The high school at 821 Bay 25th Street is being closed due to a decline in scholastic performance and graduation rates. The closure was announced in 2007. The building will remain open and house multiple charter schools. Among the school’s most notable alumni are three Nobel Prize winners: Baruch Samuel Blumberg, Richard Feynman and Burton Richter, Dr. Joyce Brothers, Congressman William Brunner and former Knicks player John Warren.

Woodmere resident and Class of 1945 graduate, Florence Miller, has wonderful memories from high school and said she saw the handwriting on the wall. “The area has changed so drastically,” she said. “Its one of the worst schools in the city and I figured, well maybe it’s time for it to close.”

During her student days, Miller was involved in the Red Cross, worked in the principal’s office and was in charge of getting advertisements for various school publications. “When I went to the school the area was still good and the school was wonderful,” she said. “It was the best in the world.”

More than 5,000 attended the school’s centennial celebration in 1997. It was there that the Alumni Association formed and members decided to commemorate their alma mater.

Alan ‘Skip’ Weinstock, Class of 1963 and a Concord, Calif. resident, decided to head the group and he bought the domain name, www.farrockaway.com, so alumni could post pictures, stories and reconnect. The website currently boasts more than 6,000 alumni who registered their contact information with Weinstock so their fellow classmates can contact them.

With the news of the high school closing, Marty Nislick, Class of 1962, wanted to do something for the last graduating class so he contacted Weinstock. “He (Nislick) suggested that the Alumni Association honor one of the graduates of the Class of 2011 with a cash scholarship,” Weinstock said. “Originally Nislick suggested $150 but after reaching out to the alumni, we’ll most likely be giving $2,000.”

Nislick, a Bayside resident, came up with the idea to honor the last graduating class because he felt it would be something his fellow alumni would like to share in. “It’s a sad occasion, the closing of a great institution,” he said. “I didn’t want to let it go by without recognition.”

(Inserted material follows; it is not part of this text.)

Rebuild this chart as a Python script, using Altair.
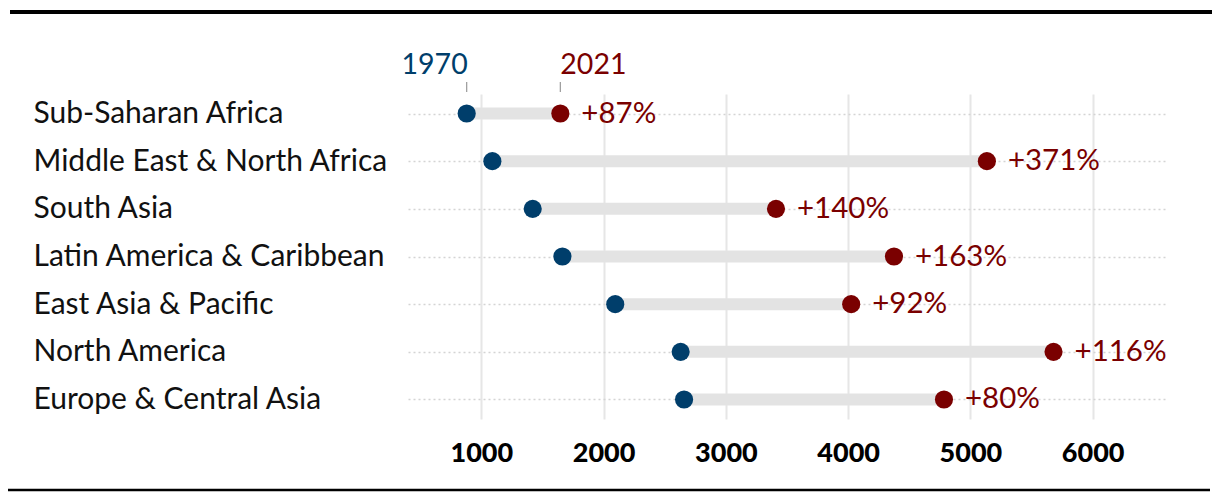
import altair as alt
import pandas as pd

regions = [
    "Sub-Saharan Africa",
    "Middle East & North Africa",
    "South Asia",
    "Latin America & Caribbean",
    "East Asia & Pacific",
    "North America",
    "Europe & Central Asia",
]
v1970 = [880, 1090, 1420, 1663, 2095, 2630, 2658]
v2021 = [1646, 5135, 3410, 4375, 4025, 5680, 4784]
pct_labels = ["+87%", "+371%", "+140%", "+163%", "+92%", "+116%", "+80%"]
tick_values = [1000, 2000, 3000, 4000, 5000, 6000]

BLUE = "#003e6b"
RED = "#7a0000"
FONT = "Lato"

df = pd.DataFrame({"region": regions, "v1970": v1970, "v2021": v2021, "pct": pct_labels})
years = pd.DataFrame({"year": ["1970", "2021"], "value": [v1970[0], v2021[0]]})

W, H = 758, 325

xs = alt.Scale(domain=[400, 6600], nice=False, zero=False)
ys = alt.Scale(type="point", domain=regions, padding=0.41)

base = alt.Chart(df).encode(
    y=alt.Y("region:N", scale=ys, sort=regions, title=None,
            axis=alt.Axis(labelAlign="left", labelPadding=375, ticks=False, domain=False,
                          labelFontSize=30, labelFont=FONT, labelColor="#111111",
                          grid=True, gridDash=[2, 3], gridColor="#d4d4d4", gridWidth=1.5,
                          labelLimit=400)),
)

bars = base.mark_rule(strokeWidth=12, color="#e3e3e3").encode(
    x=alt.X("v1970:Q", scale=xs, title=None,
            axis=alt.Axis(values=tick_values, format="d", grid=True, gridColor="#e6e6e6", gridWidth=2,
                          ticks=False, domain=False, labelFontSize=27, labelFont=FONT,
                          labelFontWeight=900, labelColor="#000000", labelPadding=21,
                          labelFlush=False)),
    x2="v2021:Q",
)

dots70 = base.mark_circle(size=330, opacity=1, color=BLUE).encode(x=alt.X("v1970:Q", scale=xs))
dots21 = base.mark_circle(size=330, opacity=1, color=RED).encode(x=alt.X("v2021:Q", scale=xs))
pct = base.mark_text(align="left", baseline="middle", dx=21, fontSize=29.5, font=FONT, color=RED).encode(
    x=alt.X("v2021:Q", scale=xs), text="pct:N"
)

yb = alt.Chart(years)
ytick = yb.mark_rule(color="#999999", strokeWidth=1.2).encode(
    x=alt.X("value:Q", scale=xs), y=alt.value(-12), y2=alt.value(-2)
)
ylab70 = yb.transform_filter(alt.datum.year == "1970").mark_text(
    align="right", baseline="alphabetic", dx=1, fontSize=28.5, font=FONT, color=BLUE
).encode(x=alt.X("value:Q", scale=xs), y=alt.value(-20), text="year:N")
ylab21 = yb.transform_filter(alt.datum.year == "2021").mark_text(
    align="left", baseline="alphabetic", dx=0, fontSize=28.5, font=FONT, color=RED
).encode(x=alt.X("value:Q", scale=xs), y=alt.value(-20), text="year:N")

top_rule = alt.Chart(df.head(1)).mark_rule(color="#000000", strokeWidth=4).encode(
    x=alt.value(-398), x2=alt.value(812), y=alt.value(-82)
)
bot_rule = alt.Chart(df.head(1)).mark_rule(color="#000000", strokeWidth=2.5).encode(
    x=alt.value(-408), x2=alt.value(802), y=alt.value(396)
)

chart = alt.layer(bars, dots70, dots21, pct, ytick, ylab70, ylab21, top_rule, bot_rule).properties(
    width=W, height=H,
    background="white",
    autosize=alt.AutoSizeParams(type="none"),
    padding={"left": 400, "top": 86, "right": 46, "bottom": 75},
).configure_view(strokeWidth=0, stroke="transparent")

chart.save("out.html", embed_options={"renderer": "svg", "actions": False})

When Nislick learned what Weinstock had collected for the scholarship fund, he contacted the high school to see if they would like to honor more than one graduate. Nislick said he spoke with Far Rockaway High School Vice Principal Tuwanna Williams-Gray who said the school would honor more than one student.

Rhonda Glickman, vice president of Sales for Richner Communications, is a Class of 1970 graduate, who had some of her happiest memories in Far Rockaway. The neighborhood she grew up in was diverse and that during her senior year of high school, her male classmates were consumed with worry about being drafted, Glickman said. “You wouldn’t be drafted if you were married or a teacher, so many of the teachers were 23-years-old and male, at the time, to avoid the draft,” she said.

Artist and painter Alli Burman, a Woodmere resident and Class of 1972, said her teachers at Far Rockaway High School paved the way for her future as she first explored the idea of going into oceanography. “My science teacher advised me that science wasn’t the best idea for me,” she said. “That school shaped my life and I feel that I got an incredibly thorough education and wonderful view of my life choices.”

She is shocked and dismayed about the closing of her alma mater and said that the Class of 2011 has a “tremendous burden on their shoulders.”

“Even though they may not feel or understand the legacy they’re leaving, they actually have a debt to pay and that is to ensure that something like this never happens again and that they make the most out of their lives,” Burman said. “I hope they realize that those before them had their lives, careers, hopes and dreams based on Far Rockaway High School and they have a tremendous burden on their shoulders to prove that the closing of the high school doesn’t mean the legacy of Far Rockaway is over.”